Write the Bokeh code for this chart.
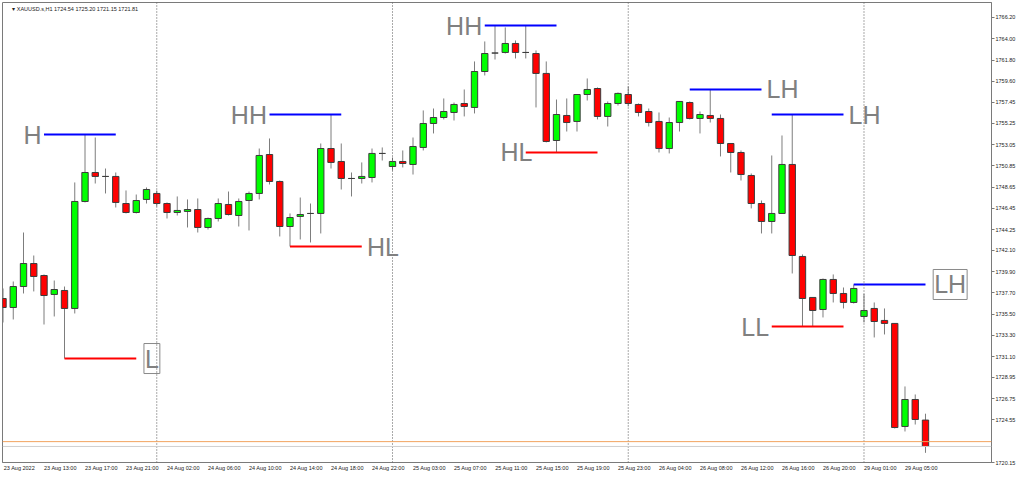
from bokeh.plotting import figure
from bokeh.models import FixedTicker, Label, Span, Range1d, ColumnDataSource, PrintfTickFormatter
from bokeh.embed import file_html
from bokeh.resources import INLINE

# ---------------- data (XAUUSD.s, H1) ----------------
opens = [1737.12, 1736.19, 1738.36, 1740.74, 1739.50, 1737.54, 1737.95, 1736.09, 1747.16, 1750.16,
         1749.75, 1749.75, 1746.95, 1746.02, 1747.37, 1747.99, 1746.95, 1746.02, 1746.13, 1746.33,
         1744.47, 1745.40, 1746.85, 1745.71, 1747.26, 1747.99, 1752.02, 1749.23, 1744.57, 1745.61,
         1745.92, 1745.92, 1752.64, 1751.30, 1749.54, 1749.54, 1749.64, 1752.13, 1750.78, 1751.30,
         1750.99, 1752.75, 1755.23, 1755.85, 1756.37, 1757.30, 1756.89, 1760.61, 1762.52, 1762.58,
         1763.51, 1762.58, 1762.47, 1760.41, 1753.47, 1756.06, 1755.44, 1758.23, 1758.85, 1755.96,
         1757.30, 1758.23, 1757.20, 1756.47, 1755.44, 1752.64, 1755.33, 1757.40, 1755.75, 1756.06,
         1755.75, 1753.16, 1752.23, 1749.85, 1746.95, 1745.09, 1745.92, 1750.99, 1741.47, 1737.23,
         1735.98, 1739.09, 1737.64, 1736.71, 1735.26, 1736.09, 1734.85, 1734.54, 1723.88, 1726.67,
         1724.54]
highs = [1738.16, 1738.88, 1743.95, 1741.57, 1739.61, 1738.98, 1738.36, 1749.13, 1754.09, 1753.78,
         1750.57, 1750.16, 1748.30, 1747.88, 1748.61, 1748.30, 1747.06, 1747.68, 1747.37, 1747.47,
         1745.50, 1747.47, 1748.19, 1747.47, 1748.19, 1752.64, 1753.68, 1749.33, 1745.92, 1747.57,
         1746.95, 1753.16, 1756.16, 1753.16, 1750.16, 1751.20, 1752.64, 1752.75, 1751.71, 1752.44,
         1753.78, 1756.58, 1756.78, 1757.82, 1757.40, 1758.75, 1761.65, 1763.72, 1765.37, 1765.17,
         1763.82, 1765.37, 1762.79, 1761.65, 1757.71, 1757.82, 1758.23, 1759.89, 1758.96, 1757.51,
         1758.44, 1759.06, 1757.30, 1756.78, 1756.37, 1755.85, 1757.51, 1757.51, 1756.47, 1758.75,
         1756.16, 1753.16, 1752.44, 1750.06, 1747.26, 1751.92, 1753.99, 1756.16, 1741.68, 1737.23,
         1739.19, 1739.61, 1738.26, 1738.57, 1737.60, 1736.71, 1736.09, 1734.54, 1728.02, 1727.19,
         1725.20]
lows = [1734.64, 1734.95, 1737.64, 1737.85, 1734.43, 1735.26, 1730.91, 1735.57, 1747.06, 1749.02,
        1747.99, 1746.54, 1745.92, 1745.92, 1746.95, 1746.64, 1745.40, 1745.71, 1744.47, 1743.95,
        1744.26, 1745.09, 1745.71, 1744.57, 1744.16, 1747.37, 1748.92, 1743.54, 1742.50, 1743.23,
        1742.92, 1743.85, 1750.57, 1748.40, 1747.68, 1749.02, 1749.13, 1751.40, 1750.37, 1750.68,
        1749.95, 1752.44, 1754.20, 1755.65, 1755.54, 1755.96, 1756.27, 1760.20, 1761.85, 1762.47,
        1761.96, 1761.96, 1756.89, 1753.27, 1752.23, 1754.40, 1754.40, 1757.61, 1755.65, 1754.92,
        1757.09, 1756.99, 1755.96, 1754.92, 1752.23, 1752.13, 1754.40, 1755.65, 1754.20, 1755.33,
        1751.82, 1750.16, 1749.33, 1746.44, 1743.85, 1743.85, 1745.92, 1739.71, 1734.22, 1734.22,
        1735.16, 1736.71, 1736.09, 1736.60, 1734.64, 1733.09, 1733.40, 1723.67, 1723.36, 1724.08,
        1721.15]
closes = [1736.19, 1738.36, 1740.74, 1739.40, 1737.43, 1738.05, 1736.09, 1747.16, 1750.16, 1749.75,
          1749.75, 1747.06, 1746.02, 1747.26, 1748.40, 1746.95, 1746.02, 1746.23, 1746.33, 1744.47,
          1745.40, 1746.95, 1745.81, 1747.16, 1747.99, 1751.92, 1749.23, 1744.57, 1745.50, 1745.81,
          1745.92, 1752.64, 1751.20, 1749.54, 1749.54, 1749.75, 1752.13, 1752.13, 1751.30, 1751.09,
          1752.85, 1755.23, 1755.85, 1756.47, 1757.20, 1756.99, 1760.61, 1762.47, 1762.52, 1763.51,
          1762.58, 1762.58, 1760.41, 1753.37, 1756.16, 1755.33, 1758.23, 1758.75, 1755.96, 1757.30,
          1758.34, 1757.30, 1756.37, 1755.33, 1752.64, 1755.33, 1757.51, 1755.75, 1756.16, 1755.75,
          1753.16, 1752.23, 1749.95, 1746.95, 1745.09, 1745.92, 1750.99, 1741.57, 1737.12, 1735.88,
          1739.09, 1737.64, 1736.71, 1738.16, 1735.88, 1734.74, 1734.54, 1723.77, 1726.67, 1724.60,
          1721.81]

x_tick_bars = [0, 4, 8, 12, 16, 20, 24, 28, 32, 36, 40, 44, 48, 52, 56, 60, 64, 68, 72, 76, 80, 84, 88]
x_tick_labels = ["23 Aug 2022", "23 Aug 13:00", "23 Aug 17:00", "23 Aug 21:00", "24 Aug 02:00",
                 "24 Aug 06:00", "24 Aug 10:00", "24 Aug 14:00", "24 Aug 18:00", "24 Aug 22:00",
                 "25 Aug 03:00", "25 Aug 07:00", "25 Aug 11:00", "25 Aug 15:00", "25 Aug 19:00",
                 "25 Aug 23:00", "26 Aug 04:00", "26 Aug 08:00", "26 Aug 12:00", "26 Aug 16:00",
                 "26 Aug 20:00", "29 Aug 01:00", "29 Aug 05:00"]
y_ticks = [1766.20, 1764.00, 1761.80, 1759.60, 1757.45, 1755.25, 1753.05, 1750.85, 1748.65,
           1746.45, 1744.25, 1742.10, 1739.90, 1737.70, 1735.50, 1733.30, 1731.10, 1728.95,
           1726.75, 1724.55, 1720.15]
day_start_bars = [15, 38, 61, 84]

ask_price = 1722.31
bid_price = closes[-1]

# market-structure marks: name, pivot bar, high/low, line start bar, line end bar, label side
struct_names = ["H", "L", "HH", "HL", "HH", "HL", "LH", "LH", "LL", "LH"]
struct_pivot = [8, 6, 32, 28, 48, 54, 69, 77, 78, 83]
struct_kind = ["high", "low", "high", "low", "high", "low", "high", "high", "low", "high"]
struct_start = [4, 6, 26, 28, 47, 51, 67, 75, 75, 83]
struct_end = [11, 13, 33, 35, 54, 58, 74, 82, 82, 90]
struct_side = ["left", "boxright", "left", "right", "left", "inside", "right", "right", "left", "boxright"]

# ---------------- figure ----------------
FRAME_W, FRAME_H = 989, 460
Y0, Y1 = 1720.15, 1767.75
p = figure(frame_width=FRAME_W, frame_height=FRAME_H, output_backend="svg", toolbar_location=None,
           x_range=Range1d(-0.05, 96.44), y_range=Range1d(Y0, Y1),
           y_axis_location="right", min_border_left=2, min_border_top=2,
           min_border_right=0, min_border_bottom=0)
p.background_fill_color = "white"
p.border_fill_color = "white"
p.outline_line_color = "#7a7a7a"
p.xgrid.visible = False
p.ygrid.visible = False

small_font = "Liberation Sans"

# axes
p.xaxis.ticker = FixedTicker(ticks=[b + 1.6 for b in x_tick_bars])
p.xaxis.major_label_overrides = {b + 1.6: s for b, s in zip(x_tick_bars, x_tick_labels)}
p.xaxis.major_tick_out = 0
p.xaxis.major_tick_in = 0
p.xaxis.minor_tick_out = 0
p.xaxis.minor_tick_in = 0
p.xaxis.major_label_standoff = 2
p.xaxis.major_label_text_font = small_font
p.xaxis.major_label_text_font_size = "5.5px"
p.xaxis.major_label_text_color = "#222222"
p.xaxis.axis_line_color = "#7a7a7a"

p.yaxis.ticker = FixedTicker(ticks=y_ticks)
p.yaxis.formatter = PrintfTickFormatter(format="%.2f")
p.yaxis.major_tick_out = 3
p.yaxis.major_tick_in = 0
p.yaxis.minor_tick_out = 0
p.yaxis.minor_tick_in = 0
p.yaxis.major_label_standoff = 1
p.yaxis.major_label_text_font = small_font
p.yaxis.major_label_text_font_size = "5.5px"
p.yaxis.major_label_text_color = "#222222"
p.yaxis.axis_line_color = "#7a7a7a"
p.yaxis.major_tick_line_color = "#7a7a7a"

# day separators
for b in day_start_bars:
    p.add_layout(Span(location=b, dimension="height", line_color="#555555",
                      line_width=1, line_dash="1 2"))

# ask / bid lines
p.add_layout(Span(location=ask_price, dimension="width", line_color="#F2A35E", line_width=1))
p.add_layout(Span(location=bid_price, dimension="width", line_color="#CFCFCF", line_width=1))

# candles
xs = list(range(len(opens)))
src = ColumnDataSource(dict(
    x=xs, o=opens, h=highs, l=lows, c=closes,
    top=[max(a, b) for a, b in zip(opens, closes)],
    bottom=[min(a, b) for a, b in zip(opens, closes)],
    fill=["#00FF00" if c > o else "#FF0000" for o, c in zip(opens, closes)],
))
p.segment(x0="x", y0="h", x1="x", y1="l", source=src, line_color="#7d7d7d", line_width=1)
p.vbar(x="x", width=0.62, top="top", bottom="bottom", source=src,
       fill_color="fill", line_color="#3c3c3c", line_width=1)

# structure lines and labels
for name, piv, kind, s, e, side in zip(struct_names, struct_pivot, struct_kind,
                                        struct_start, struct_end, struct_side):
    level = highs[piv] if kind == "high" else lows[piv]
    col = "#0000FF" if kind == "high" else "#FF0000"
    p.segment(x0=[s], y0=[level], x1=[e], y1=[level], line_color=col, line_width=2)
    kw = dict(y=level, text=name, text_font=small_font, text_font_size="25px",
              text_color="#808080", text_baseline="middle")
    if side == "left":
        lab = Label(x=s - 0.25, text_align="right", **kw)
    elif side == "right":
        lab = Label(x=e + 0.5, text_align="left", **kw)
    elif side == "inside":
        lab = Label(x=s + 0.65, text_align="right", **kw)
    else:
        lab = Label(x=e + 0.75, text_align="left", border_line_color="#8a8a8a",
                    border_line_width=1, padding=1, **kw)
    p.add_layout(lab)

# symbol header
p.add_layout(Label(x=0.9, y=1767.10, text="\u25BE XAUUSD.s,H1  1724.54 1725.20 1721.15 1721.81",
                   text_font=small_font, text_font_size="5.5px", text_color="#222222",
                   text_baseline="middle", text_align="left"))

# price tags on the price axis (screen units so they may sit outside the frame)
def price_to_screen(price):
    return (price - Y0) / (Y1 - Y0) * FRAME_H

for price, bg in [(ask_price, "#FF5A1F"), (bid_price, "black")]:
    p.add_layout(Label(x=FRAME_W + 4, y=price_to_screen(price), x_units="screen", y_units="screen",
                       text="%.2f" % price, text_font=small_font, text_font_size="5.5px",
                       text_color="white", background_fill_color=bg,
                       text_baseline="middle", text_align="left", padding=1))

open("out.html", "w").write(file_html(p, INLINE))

▶ Exercise task:
Repeat only what lies between the start of the data and the end of the line containing "from bokeh.resources import INLINE", exactly, with pictures left out.

▶ Reply:
Write the Bokeh code for this chart.
from bokeh.plotting import figure
from bokeh.models import FixedTicker, Label, Span, Range1d, ColumnDataSource, PrintfTickFormatter
from bokeh.embed import file_html
from bokeh.resources import INLINE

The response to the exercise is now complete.